Specific findings from the three studies include:
Niacinamide enhances mitochondrial function in human skin fibroblasts and keratinocytes
Niacinamide helps to fight the effects of oxidative stress on human skin keratinocytes
Niacinamide can balance the key properties of human skin keratinocytes, including differentiation, proliferation, senescence and stem cell properties.
The beauty company showcased its findings at the recent International Investigative Dermatology annual meeting.
The research was conducted by Olay researchers in partnership with Newcastle University (UK) and Agency for Science, Technology & Research’s (A*STAR) Institute of Medical Biology (IMB) in Singapore.
Details on the research
Olay has released further details on the three studies, offering insight into the specific skin mechanisms impacted by niacinamide.
Principal Investigator at IMB, Dr. Sophie Bellanger, comments: “The loss of tissue-specific stem cells is proposed as a general phenomenon occurring during chronological ageing.
“This could be particularly detrimental to skin that relies on epidermal stem cells to be constantly renewed.
“We are thrilled to present this new set of data that pinpoints niacinamide as a promising tool to improve skin rejuvenation through regulation of the proliferation/differentiation balance of keratinocyte stem cells”.
Enhancing mitochondrial function in human skin
One of the studies was conducted by Professor Mark-Birch Machin, Professor of Molecular Dermatology at Newcastle University, and Dr John Oblong, Principal Scientist at P&G.
It reveals that niacinamide is proven to enhance mitochondrial function in young and old human dermal skin cells (fibroblasts), according to Olay.
The results of the study prove that niacinamide increases mitochondrial function in cells (specifically complexes I and IV activity) from both young and old donors by approximately 21% in skin cells after 7 days of treatment.
Helping fight the effects of oxidative stress on human skin keratinocytes
The second study presented was conducted by Olay scientists (Dr. John Oblong) and the team of Dr.

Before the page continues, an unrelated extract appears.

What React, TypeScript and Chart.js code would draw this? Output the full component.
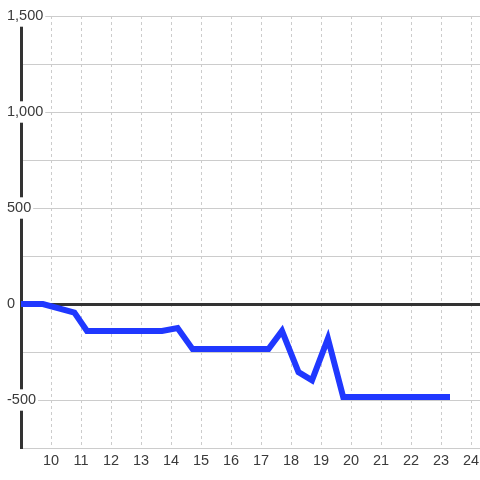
import React, { useEffect, useRef } from "react";
import { Chart, registerables } from "chart.js";

Chart.register(...registerables);

const times = [8.73, 9.73, 10.78, 11.2, 13.7, 14.22, 14.72, 17.25, 17.7, 18.25, 18.7, 19.23, 19.74, 23.3];
const values = [0, 0, -45, -140, -140, -125, -235, -235, -140, -355, -398, -180, -485, -485];
const xMin = 9;
const xMax = 24.3;
const yMin = -750;
const yMax = 1500;
const yStep = 250;
const yLabelStep = 500;

export default function App() {
  const ref = useRef<HTMLCanvasElement>(null);

  useEffect(() => {
    if (!ref.current) return;
    const font = { family: "'Liberation Sans', Arial, sans-serif", size: 14.5 };
    const chart = new Chart(ref.current, {
      type: "line",
      data: {
        datasets: [
          {
            data: times.map((t, i) => ({ x: t, y: values[i] })),
            borderColor: "#2038ff",
            borderWidth: 6,
            pointRadius: 0,
            tension: 0,
            fill: false,
          },
        ],
      },
      options: {
        animation: false,
        responsive: false,
        layout: { padding: { left: 6, top: 16, right: 0, bottom: 0 } },
        plugins: { legend: { display: false }, tooltip: { enabled: false } },
        scales: {
          x: {
            type: "linear",
            min: xMin,
            max: xMax,
            afterFit: (s: any) => {
              s.height = 32;
              s.paddingLeft = 0;
              s.paddingRight = 0;
            },
            grid: {
              color: (ctx: any) => (ctx.tick && ctx.tick.value === xMin ? "rgba(0,0,0,0)" : "#cccccc"),
              lineWidth: 1,
              drawTicks: false,
            },
            border: { display: true, color: "#cccccc", width: 1, dash: [3, 3] },
            ticks: {
              stepSize: 1,
              includeBounds: false,
              padding: 4,
              color: "#3a3a3a",
              font,
              maxRotation: 0,
              autoSkip: false,
              callback: (v: any) => (v === xMin ? "" : String(v)),
            },
          },
          y: {
            type: "linear",
            min: yMin,
            max: yMax,
            afterFit: (s: any) => {
              s.width = 15;
              s.paddingTop = 0;
              s.paddingBottom = 0;
            },
            grid: {
              color: (ctx: any) => (ctx.tick && ctx.tick.value === 0 ? "#333333" : "#cccccc"),
              lineWidth: (ctx: any) => (ctx.tick && ctx.tick.value === 0 ? 3 : 1),
              drawTicks: false,
            },
            border: { display: true, color: "#333333", width: 3 },
            ticks: {
              stepSize: yStep,
              mirror: true,
              padding: -14,
              color: "#3a3a3a",
              font,
              showLabelBackdrop: true,
              backdropPadding: 2,
              backdropColor: (ctx: any) =>
                ctx.tick && ctx.tick.value % yLabelStep === 0 ? "#ffffff" : "rgba(0,0,0,0)",
              callback: (v: any) =>
                Number(v) % yLabelStep === 0 ? Number(v).toLocaleString("en-US") : "",
            },
          },
        },
      },
    });
    return () => chart.destroy();
  }, []);

  return (
    <div style={{ position: "fixed", left: 0, top: 0, width: 480, height: 480, background: "#ffffff" }}>
      <canvas ref={ref} width={480} height={480} style={{ display: "block" }} />
    </div>
  );
}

Sophie Bellanger, Principal Investigator in IMB (Singapore).
It looked into the effect of niacinamide on photoaged skin and on skin submitted to oxidative stress.
According to Olay, its results prove that niacinamide has a positive effect when it comes to fighting enhanced differentiation and premature skin ageing induced by oxidative stress and/or UV exposure.
Balancing the key properties of human skin keratinocytes
The final study suggests niacinamide can balance elements of skin keratinocytes, including differentiation, proliferation, senescence and stem cell properties.
For this research, Olay and IMB scientists looked at the cellular pathways involved in niacinamide’s anti-ageing activity on human skin.
They found that niacinamide prevents epidermal stem cell loss during ageing in vitro, most likely through maintenance of metabolism over time.